The Venetian, Las Vegas


We were only in Las Vegas for two nights as part of our California road trip last month so time was precious, and after flaking out by 9.30pm from a severe case of jet-lag on night one, night two had some very high hopes to live up to!

Las Vegas Boulevard is literally just that – a long strip road, which holds on one side or the other, everything you can conjure up in your mind which represents the Vegas you have seen on so many films and music videos – be it the front of the Flamingo casino with its blinding 70’s style illuminations, the half size replica of the Eiffel Tower standing proudly out of the Paris hotel, or the giant billboards advertising Cirque de Soleil in as many different themed productions as there are ticket sellers for “naked girl shows”

To say we only had one full day, we covered a lot of ground, and even managed to fit in a lunch at the Paris – what better way to visit Paris whilst in Vegas than moules frittes and a pint of Stella on the outside terrace, watching every American demographic imaginable roam up and down The Strip!

Having epically failed to get into the Vegas spirit on our first night, we made sure we were back to our hotel, The Mirage, early to tart ourselves up good and proper for a night on the tiles of Sin City.

The Rhum bar was our first stop – set off to the side of The Mirage, it was just an elevator ride away… and the Citrus Mojito was the perfect aperitif. As we sat and sipped and watched the sun go down over the Boulevard, we could see the golden letters down the side of The Venetian shimmering, almost beckoning us inside for a glamorous Italian dinner.

As we walked past the canal circling the hotel, and down onto the piazza outside the entrance we were greeted by a carnival parade – masked and medieval dancers, fire throwers and jesters on stilts provided some fantastically colourful pre-dinner entertainment.

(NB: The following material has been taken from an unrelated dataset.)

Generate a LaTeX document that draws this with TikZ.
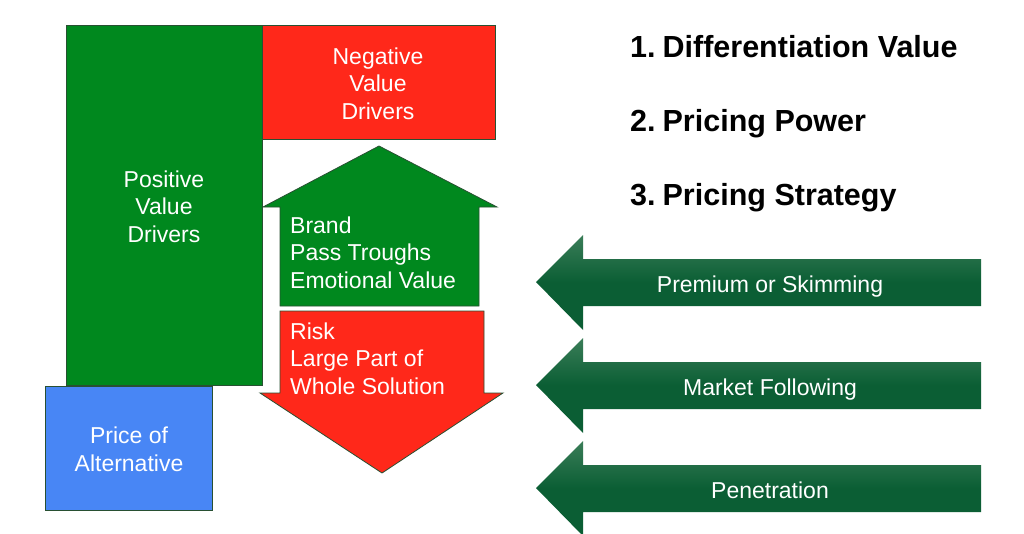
\documentclass[tikz,border=0pt]{standalone}
\usepackage{fontspec}
\setmainfont{Liberation Sans}
\definecolor{pgreen}{RGB}{0,136,30}
\definecolor{nred}{RGB}{255,40,26}
\definecolor{pblue}{RGB}{72,134,245}
\definecolor{dgreen}{RGB}{11,94,52}
\definecolor{dgreenlt}{RGB}{58,125,88}
\definecolor{edge}{RGB}{40,80,50}
\tikzset{
  boxshape/.style={draw=edge, line width=0.8pt, line join=miter},
  bodytext/.style={text=white, font=\fontsize{23}{27.5}\selectfont, inner sep=0pt, anchor=base},
  titletext/.style={text=black, font=\fontsize{30.5}{36}\selectfont\bfseries, inner sep=0pt, anchor=base west},
  darrow/.style={top color=dgreenlt, bottom color=dgreen, middle color=dgreen, draw=none},
}
\begin{document}
\begin{tikzpicture}[x=1pt,y=-1pt]
\useasboundingbox (0,0) rectangle (1024,533);
\fill[white] (0,0) rectangle (1024,533);

% left block
\draw[boxshape, fill=pgreen] (66,25) rectangle (262,385);
\draw[boxshape, fill=nred] (262,25) rectangle (495,139);
\draw[boxshape, fill=pgreen] (280,306) -- (280,207) -- (263,207) -- (379,146) -- (497,207) -- (479,207) -- (479,306) -- cycle;
\draw[boxshape, fill=nred] (280,311) -- (484,311) -- (484,393) -- (503,393) -- (382,473) -- (260,393) -- (280,393) -- cycle;
\draw[boxshape, fill=pblue] (45,386) rectangle (212,510);

% multi-line nodes: base anchor sits on the last line's baseline
\node[bodytext, align=center] (pos) at (164,242) {Positive\\Value\\Drivers};
\node[bodytext, align=center] (neg) at (378,119) {Negative\\Value\\Drivers};
\node[bodytext, align=left, anchor=base west] (brand) at (290,288) {Brand\\Pass Troughs\\Emotional Value};
\node[bodytext, align=left, anchor=base west] (risk) at (290,394) {Risk\\Large Part of\\Whole Solution};
\node[bodytext, align=center] (alt) at (129,471) {Price of\\Alternative};

% right arrows
\foreach \c/\nm/\txt in {282/prem/Premium or Skimming, 385/mark/Market Following, 488/pene/Penetration}{
  \shade[darrow] (536,\c) -- (583,\c-47) -- (583,\c-23) -- (981,\c-23) -- (981,\c+24) -- (583,\c+24) -- (583,\c+48) -- cycle;
  \node[bodytext] (\nm) at (770,\c+10) {\txt};
}

% titles
\node[titletext] (t1) at (630,57) {1.\hspace{7pt}Differentiation Value};
\node[titletext] (t2) at (630,131) {2.\hspace{7pt}Pricing Power};
\node[titletext] (t3) at (630,205) {3.\hspace{7pt}Pricing Strategy};
\end{tikzpicture}
\end{document}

Five minutes later and we had wondered through the rows of slot machines, bypassed the roulette tables and were exploring the halls of the hotel, which all ran parallel with the indoor canals, decorated with striped jumpers and gondolas.

Finally we walked out into St. Mark’s Square, or actually what was, dare I say it, better than the real deal itself! Building replicas, a perfect fake dusk sky, designer shops to drool over – with not an inch of scaffolding in sight. We spotted the restaurant hot-spot on the far side and headed over the cobbles to choose our menu for the evening.

We opted for Canaletto, a Venice inspired restaurant with a great open-air dining area which meant we could indulge in some people watching between courses whilst sipping our $40 bottle of red.

Canaletto is one of the fine dining options within The Venetian and is run by Chef Gianpaolo Putzu. The food was very typical of Italy, although not specifically Venice. I guess Venice being so seafood orientated, poses a small problem when you’re in the middle of the desert. However I ordered the slightly more desert friendly, and extremely Venetian, beef Carpaccio, which arrived adorned with capers and rocket – tissue paper thin and even, it was a great choice for a light starter.

We followed up with Cannelloni di Pollo and the Quattro Formaggi gnocchi fatti in Casa. Both equally rich and creamy, piping hot and full of indulgent flavour.

From dining in Venice last year, to dining at The Venetian in Las Vegas, I have to say there is simply no comparison. As much as you might begin to feel like you’re living out your romantic Venetian fantasies, there is something not quite right about the middle aged blonde with puffy lips, frozen eyebrows and a deep southern accent, serving your food, calling you honey and taking every opportunity to remind us that she works for tips.

She was friendly enough though and Canaletto is a great option for dinner in Vegas. I’d certainly go back.